### JOB
Leave out the pictures and restate the rest of the data exactly.

### RECORDED INFORMATION
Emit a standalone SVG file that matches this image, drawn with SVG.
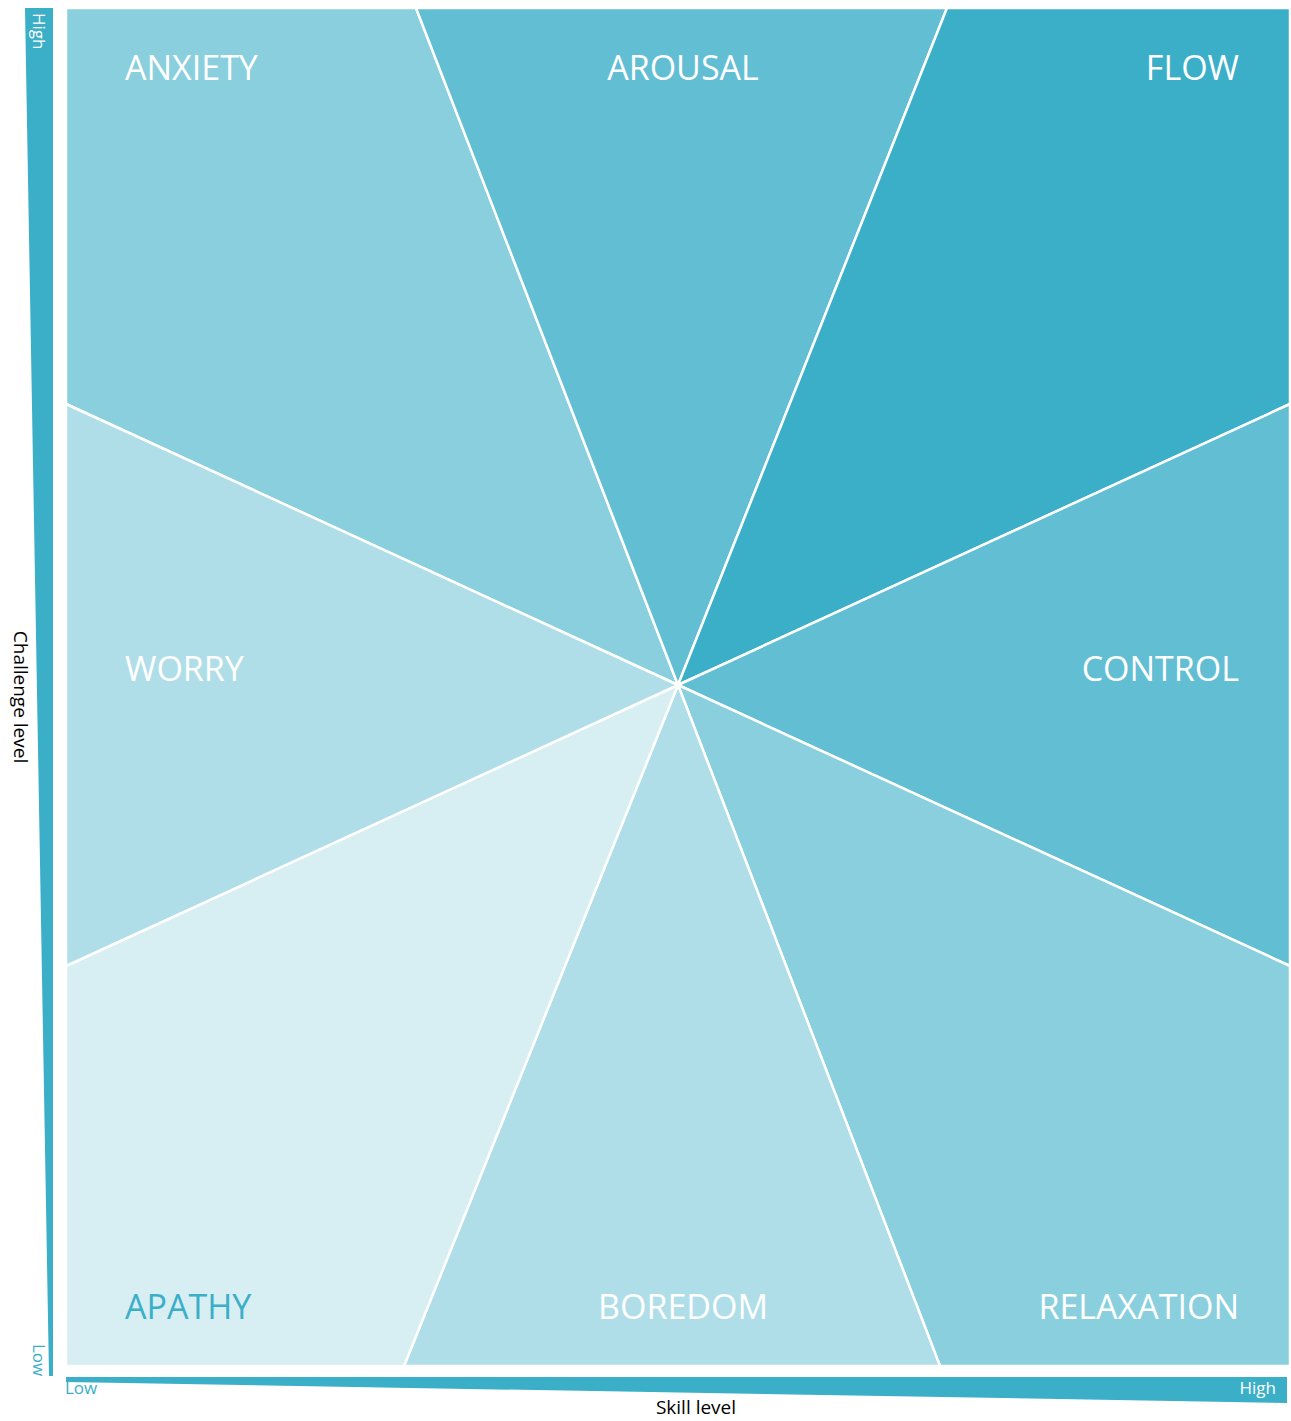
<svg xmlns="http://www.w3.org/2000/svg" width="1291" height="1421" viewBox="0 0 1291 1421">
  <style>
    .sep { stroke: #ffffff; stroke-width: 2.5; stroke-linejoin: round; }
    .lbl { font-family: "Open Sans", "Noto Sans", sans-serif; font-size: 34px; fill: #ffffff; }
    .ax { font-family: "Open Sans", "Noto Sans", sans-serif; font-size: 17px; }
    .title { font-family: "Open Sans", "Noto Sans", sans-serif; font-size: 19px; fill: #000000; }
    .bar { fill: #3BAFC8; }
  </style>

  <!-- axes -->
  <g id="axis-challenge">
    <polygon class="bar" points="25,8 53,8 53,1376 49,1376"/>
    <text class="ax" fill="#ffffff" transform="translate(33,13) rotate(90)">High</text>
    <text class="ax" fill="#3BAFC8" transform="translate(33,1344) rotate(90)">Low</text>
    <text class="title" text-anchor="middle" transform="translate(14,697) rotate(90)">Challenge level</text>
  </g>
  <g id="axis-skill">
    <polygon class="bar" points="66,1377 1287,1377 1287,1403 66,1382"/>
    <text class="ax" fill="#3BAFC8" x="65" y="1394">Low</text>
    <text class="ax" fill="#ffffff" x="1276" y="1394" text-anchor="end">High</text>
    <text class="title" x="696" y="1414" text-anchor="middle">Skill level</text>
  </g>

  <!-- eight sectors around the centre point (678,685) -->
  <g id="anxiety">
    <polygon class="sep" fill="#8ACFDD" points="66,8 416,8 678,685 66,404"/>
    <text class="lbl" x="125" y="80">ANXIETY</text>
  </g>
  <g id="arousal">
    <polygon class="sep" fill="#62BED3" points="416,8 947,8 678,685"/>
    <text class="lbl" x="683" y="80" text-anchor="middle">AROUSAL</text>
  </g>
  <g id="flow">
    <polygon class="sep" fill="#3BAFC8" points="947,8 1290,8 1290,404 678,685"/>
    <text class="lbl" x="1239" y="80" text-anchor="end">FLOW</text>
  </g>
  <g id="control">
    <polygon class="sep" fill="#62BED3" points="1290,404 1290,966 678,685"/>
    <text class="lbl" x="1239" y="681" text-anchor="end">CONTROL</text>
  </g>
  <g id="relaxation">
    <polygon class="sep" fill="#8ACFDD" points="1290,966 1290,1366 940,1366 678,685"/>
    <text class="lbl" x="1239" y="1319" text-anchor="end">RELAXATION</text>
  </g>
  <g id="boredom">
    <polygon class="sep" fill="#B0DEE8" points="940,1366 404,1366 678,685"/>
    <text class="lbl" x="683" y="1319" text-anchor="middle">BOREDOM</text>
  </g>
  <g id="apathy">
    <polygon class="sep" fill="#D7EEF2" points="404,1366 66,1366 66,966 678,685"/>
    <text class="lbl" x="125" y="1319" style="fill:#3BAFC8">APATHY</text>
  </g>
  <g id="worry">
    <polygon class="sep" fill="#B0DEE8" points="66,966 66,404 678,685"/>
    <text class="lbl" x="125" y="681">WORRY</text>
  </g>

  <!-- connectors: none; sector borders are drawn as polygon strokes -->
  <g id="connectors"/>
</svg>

### ANSWER TO THE EXERCISE
Emit a standalone SVG file that matches this image, drawn with SVG.
<svg xmlns="http://www.w3.org/2000/svg" width="1291" height="1421" viewBox="0 0 1291 1421">
  <style>
    .sep { stroke: #ffffff; stroke-width: 2.5; stroke-linejoin: round; }
    .lbl { font-family: "Open Sans", "Noto Sans", sans-serif; font-size: 34px; fill: #ffffff; }
    .ax { font-family: "Open Sans", "Noto Sans", sans-serif; font-size: 17px; }
    .title { font-family: "Open Sans", "Noto Sans", sans-serif; font-size: 19px; fill: #000000; }
    .bar { fill: #3BAFC8; }
  </style>

  <!-- axes -->
  <g id="axis-challenge">
    <polygon class="bar" points="25,8 53,8 53,1376 49,1376"/>
    <text class="ax" fill="#ffffff" transform="translate(33,13) rotate(90)">High</text>
    <text class="ax" fill="#3BAFC8" transform="translate(33,1344) rotate(90)">Low</text>
    <text class="title" text-anchor="middle" transform="translate(14,697) rotate(90)">Challenge level</text>
  </g>
  <g id="axis-skill">
    <polygon class="bar" points="66,1377 1287,1377 1287,1403 66,1382"/>
    <text class="ax" fill="#3BAFC8" x="65" y="1394">Low</text>
    <text class="ax" fill="#ffffff" x="1276" y="1394" text-anchor="end">High</text>
    <text class="title" x="696" y="1414" text-anchor="middle">Skill level</text>
  </g>

  <!-- eight sectors around the centre point (678,685) -->
  <g id="anxiety">
    <polygon class="sep" fill="#8ACFDD" points="66,8 416,8 678,685 66,404"/>
    <text class="lbl" x="125" y="80">ANXIETY</text>
  </g>
  <g id="arousal">
    <polygon class="sep" fill="#62BED3" points="416,8 947,8 678,685"/>
    <text class="lbl" x="683" y="80" text-anchor="middle">AROUSAL</text>
  </g>
  <g id="flow">
    <polygon class="sep" fill="#3BAFC8" points="947,8 1290,8 1290,404 678,685"/>
    <text class="lbl" x="1239" y="80" text-anchor="end">FLOW</text>
  </g>
  <g id="control">
    <polygon class="sep" fill="#62BED3" points="1290,404 1290,966 678,685"/>
    <text class="lbl" x="1239" y="681" text-anchor="end">CONTROL</text>
  </g>
  <g id="relaxation">
    <polygon class="sep" fill="#8ACFDD" points="1290,966 1290,1366 940,1366 678,685"/>
    <text class="lbl" x="1239" y="1319" text-anchor="end">RELAXATION</text>
  </g>
  <g id="boredom">
    <polygon class="sep" fill="#B0DEE8" points="940,1366 404,1366 678,685"/>
    <text class="lbl" x="683" y="1319" text-anchor="middle">BOREDOM</text>
  </g>
  <g id="apathy">
    <polygon class="sep" fill="#D7EEF2" points="404,1366 66,1366 66,966 678,685"/>
    <text class="lbl" x="125" y="1319" style="fill:#3BAFC8">APATHY</text>
  </g>
  <g id="worry">
    <polygon class="sep" fill="#B0DEE8" points="66,966 66,404 678,685"/>
    <text class="lbl" x="125" y="681">WORRY</text>
  </g>

  <!-- connectors: none; sector borders are drawn as polygon strokes -->
  <g id="connectors"/>
</svg>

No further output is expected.